Written request:
Please, without the pictures, retype exactly the lines from the start of the material through the line that holds "CLAY_MAX = 0.646".

+--

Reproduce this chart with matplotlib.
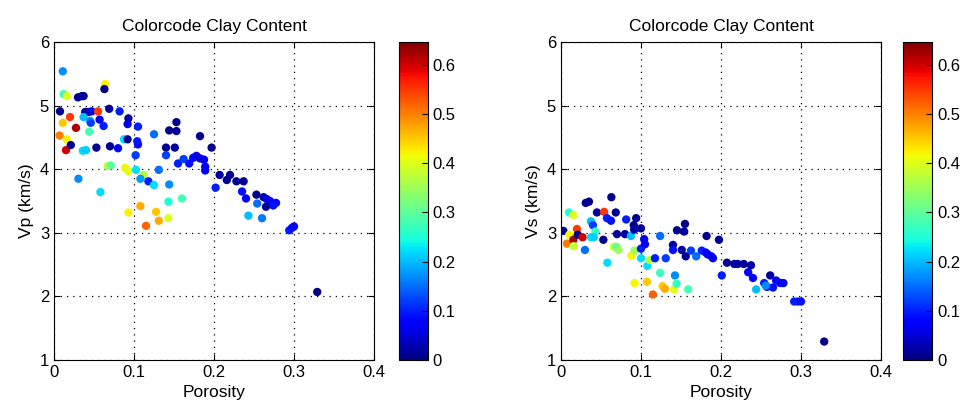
import matplotlib
matplotlib.use("Agg")
import matplotlib.pyplot as plt
import numpy as np

plt.rcParams["font.family"] = ["Liberation Sans", "DejaVu Sans"]

CLAY_MAX = 0.646

# left panel: porosity, Vp (km/s), clay fraction
phi_vp = [.011, .012, .016, .064, .063, .030, .035, .037, .0075, .020,
          .011, .007, .016, .015, .021, .0275, .039, .043, .047, .055,
          .037, .045, .046, .057, .062, .069, .082, .093, .092, .044,
          .036, .040, .053, .070, .080, .0875, .092, .105, .104, .105,
          .102, .125, .144, .153, .153, .140, .151, .140, .1825, .197,
          .155, .162, .169, .174, .178, .1825, .1875, .189, .189, .207,
          .202, .067, .071, .089, .093, .1025, .112, .108, .118, .125,
          .131, .144, .0305, .058, .160, .143, .108, .093, .1275, .131,
          .143, .115, .220, .216, .228, .237, .235, .240, .253, .262,
          .266, .270, .2775, .254, .265, .274, .243, .260, .294, .2975,
          .300, .329]
vp = [5.54, 5.18, 5.15, 5.34, 5.26, 5.13, 5.15, 5.15, 4.91, 4.82,
      4.73, 4.53, 4.47, 4.30, 4.38, 4.65, 4.90, 4.90, 4.91, 4.91,
      4.82, 4.76, 4.73, 4.78, 4.68, 4.95, 4.91, 4.80, 4.71, 4.59,
      4.29, 4.30, 4.34, 4.36, 4.33, 4.47, 4.47, 4.67, 4.44, 4.39,
      4.22, 4.55, 4.61, 4.74, 4.60, 4.34, 4.34, 4.22, 4.52, 4.34,
      4.09, 4.16, 4.09, 4.18, 4.21, 4.17, 4.15, 4.04, 3.98, 3.91,
      3.71, 4.05, 4.06, 4.02, 3.97, 3.99, 3.91, 3.85, 3.81, 3.75,
      3.99, 3.76, 3.85, 3.64, 3.54, 3.49, 3.42, 3.32, 3.33, 3.19,
      3.23, 3.11, 3.91, 3.83, 3.81, 3.81, 3.65, 3.54, 3.60, 3.56,
      3.53, 3.50, 3.47, 3.46, 3.41, 3.43, 3.27, 3.23, 3.04, 3.08,
      3.10, 2.07]
clay_vp = [.17, .27, .40, .42, .005, .015, .01, .02, .01, .55,
           .45, .50, .42, .60, .01, .62, .02, .015, .06, .55,
           .20, .18, .12, .08, .10, .02, .10, .015, .06, .28,
           .22, .21, .01, .015, .08, .22, .015, .10, .10, .09,
           .12, .15, .01, .01, .015, .015, .02, .12, .01, .01,
           .10, .12, .09, .07, .06, .05, .06, .08, .07, .02,
           .10, .37, .30, .42, .40, .22, .37, .18, .10, .22,
           .15, .17, .17, .22, .28, .25, .47, .42, .45, .47,
           .40, .52, .015, .01, .01, .015, .09, .08, .01, .02,
           .06, .07, .08, .15, .015, .09, .20, .16, .10, .09,
           .08, .005]

# right panel: porosity, Vs (km/s), clay fraction
phi_vs = [.003, .0075, .0105, .0155, .016, .010, .0155, .020, .021, .027,
          .030, .031, .035, .0375, .040, .043, .0375, .041, .045, .054,
          .053, .0575, .0625, .063, .0685, .070, .058, .066, .069, .072,
          .080, .0815, .0875, .088, .092, .091, .094, .0915, .092, .100,
          .100, .104, .105, .100, .108, .111, .1075, .115, .1175, .124,
          .131, .124, .127, .130, .1415, .1425, .1445, .159, .140, .140,
          .145, .155, .154, .151, .156, .1625, .169, .176, .181, .182,
          .1975, .1835, .188, .190, .201, .2075, .2167, .221, .2284, .2375,
          .234, .240, .244, .254, .2575, .2615, .265, .269, .274, .278,
          .256, .2915, .296, .300, .329]
vs = [3.03, 2.83, 2.97, 2.89, 2.79, 3.32, 3.28, 3.06, 2.97, 2.93,
      2.73, 3.47, 3.49, 3.18, 3.12, 3.02, 2.93, 2.93, 3.32, 3.33,
      2.89, 3.23, 3.19, 3.56, 3.32, 2.98, 2.53, 2.78, 2.78, 2.73,
      2.98, 3.21, 2.95, 2.64, 2.72, 3.12, 3.23, 3.05, 2.21, 3.07,
      2.75, 2.90, 2.82, 2.60, 2.48, 2.57, 2.23, 2.03, 2.60, 2.95,
      2.60, 2.37, 2.16, 2.12, 2.11, 2.33, 2.20, 2.11, 2.81, 2.73,
      3.04, 3.14, 3.02, 2.73, 2.63, 2.72, 2.63, 2.72, 2.69, 2.95,
      2.89, 2.66, 2.63, 2.60, 2.33, 2.53, 2.51, 2.51, 2.51, 2.49,
      2.38, 2.29, 2.11, 2.21, 2.15, 2.33, 2.14, 2.25, 2.21, 2.21,
      2.17, 1.92, 1.92, 1.92, 1.29]
clay_vs = [.005, .50, .42, .62, .38, .25, .40, .55, .01, .60,
           .15, .015, .01, .20, .12, .27, .22, .21, .015, .55,
           .01, .10, .09, .01, .015, .02, .22, .40, .30, .35,
           .02, .10, .20, .42, .35, .015, .01, .02, .42, .015,
           .10, .06, .07, .22, .22, .37, .45, .52, .10, .15,
           .12, .27, .45, .47, .40, .17, .27, .28, .02, .09,
           .01, .01, .015, .02, .015, .12, .15, .10, .09, .01,
           .015, .08, .07, .06, .10, .015, .02, .02, .015, .02,
           .08, .07, .20, .10, .08, .02, .09, .07, .08, .07,
           .17, .10, .10, .09, .005]

x_ticks = [0, 0.1, 0.2, 0.3, 0.4]
y_ticks = [1, 2, 3, 4, 5, 6]
cb_ticks = [0, 0.1, 0.2, 0.3, 0.4, 0.5, 0.6]

fig = plt.figure(figsize=(9.66, 4.12), dpi=100)
panels = [
    (0.0559, 0.413, phi_vp, vp, clay_vp, "Vp (km/s)"),
    (0.5807, 0.935, phi_vs, vs, clay_vs, "Vs (km/s)"),
]
for x0, cx0, px, py, pc, ylab in panels:
    ax = fig.add_axes([x0, 0.1262, 0.3313, 0.7718])
    sc = ax.scatter(px, py, c=pc, cmap="jet", vmin=0, vmax=CLAY_MAX,
                    s=36, edgecolors="none", zorder=3)
    ax.set_xlim(0, 0.4); ax.set_ylim(1, 6)
    ax.set_xticks(x_ticks); ax.set_yticks(y_ticks)
    ax.set_xticklabels(["0", "0.1", "0.2", "0.3", "0.4"])
    ax.grid(True, ls=(0, (1, 4)), color="black", lw=0.9)
    ax.tick_params(direction="in", top=True, right=True, labelsize=12, length=4)
    ax.set_xlabel("Porosity", fontsize=12.5)
    ax.set_ylabel(ylab, fontsize=12.5)
    ax.set_title("Colorcode Clay Content", fontsize=12.5, pad=8)
    cax = fig.add_axes([cx0, 0.1262, 0.030, 0.7718])
    cb = fig.colorbar(sc, cax=cax, ticks=cb_ticks)
    cb.ax.set_yticklabels(["0", "0.1", "0.2", "0.3", "0.4", "0.5", "0.6"])
    cb.ax.tick_params(labelsize=12, direction="in", length=4)

fig.savefig("out.png", dpi=100)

+--

Task response:
Reproduce this chart with matplotlib.
import matplotlib
matplotlib.use("Agg")
import matplotlib.pyplot as plt
import numpy as np

plt.rcParams["font.family"] = ["Liberation Sans", "DejaVu Sans"]

CLAY_MAX = 0.646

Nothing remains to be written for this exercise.